Arturo Torres

Personal information
- Full name: Arturo Torres
- Date of birth: December 11, 1980 (age 44)
- Place of birth: Harbor City, California, United States
- Height: 6 ft 1 in (1.85 m)
- Position(s): Defender

College career
- Years: Team / Apps / (Gls)
- 1999–2002: Loyola Marymount Lions

Senior career*
- Years: Team / Apps / (Gls)
- 2003–2004: Los Angeles Galaxy / 27 / (1)
- 2005: Chivas USA / 23 / (2)
- 2007: Bakersfield Brigade / 1 / (0)

= Arturo Torres (soccer, born 1980) =

American soccer player

Arturo Torres (born December 11, 1980) is an American soccer player, the first player in the history of Chivas USA of Major League Soccer.

Torres played college soccer at Loyola Marymount University from 1999 to 2002. As a freshman, although he only started 13 of 18 games, Torres scored 16 goals and 4 assists, and was a first-team All-WCC selection. Torres had continued success in 2000, registering 11 goals and 10 assists, and was named the WCC Co-Player of the Year. As a junior, Torres was again a first-team All-WCC selection, after scoring 11 goals and 3 assists. As a senior, he scored 8 goals and 13 assists, and was named to the All-WCC first team for the fourth straight year. He finished his career at LMU with 46 goals and 22 assists.

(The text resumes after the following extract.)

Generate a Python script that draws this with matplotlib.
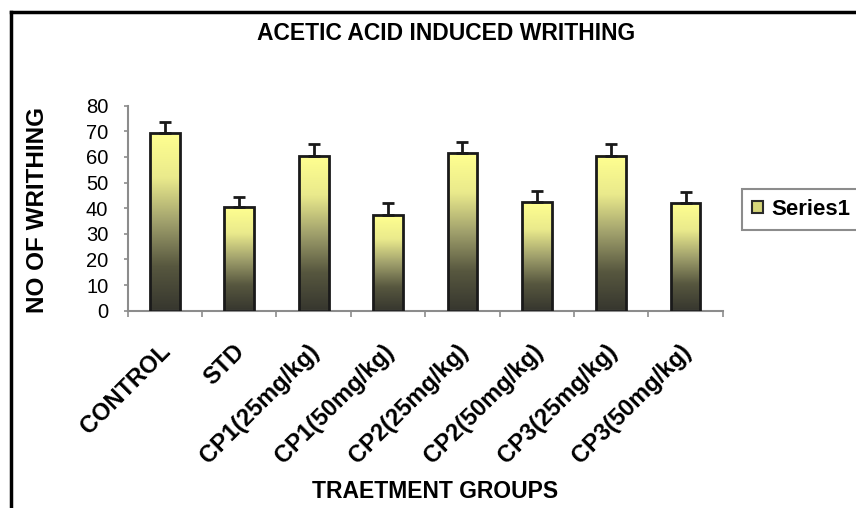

Upon graduating, Torres was selected 19th overall by the Los Angeles Galaxy in the 2003 MLS SuperDraft and signed to a developmental contract. In his first year, he appeared in nine games, starting three. In 2004, he appeared in 18 games, scoring a goal and two assists. Despite the meek numbers, Chivas USA made Torres the first official player in club history, drafting him first overall in the 2004 MLS Expansion Draft. He would go on to play 23 games for the club during the 2005 season, scoring 2 goals.

==Personal life==
Torres was born in the United States to Mexican parents.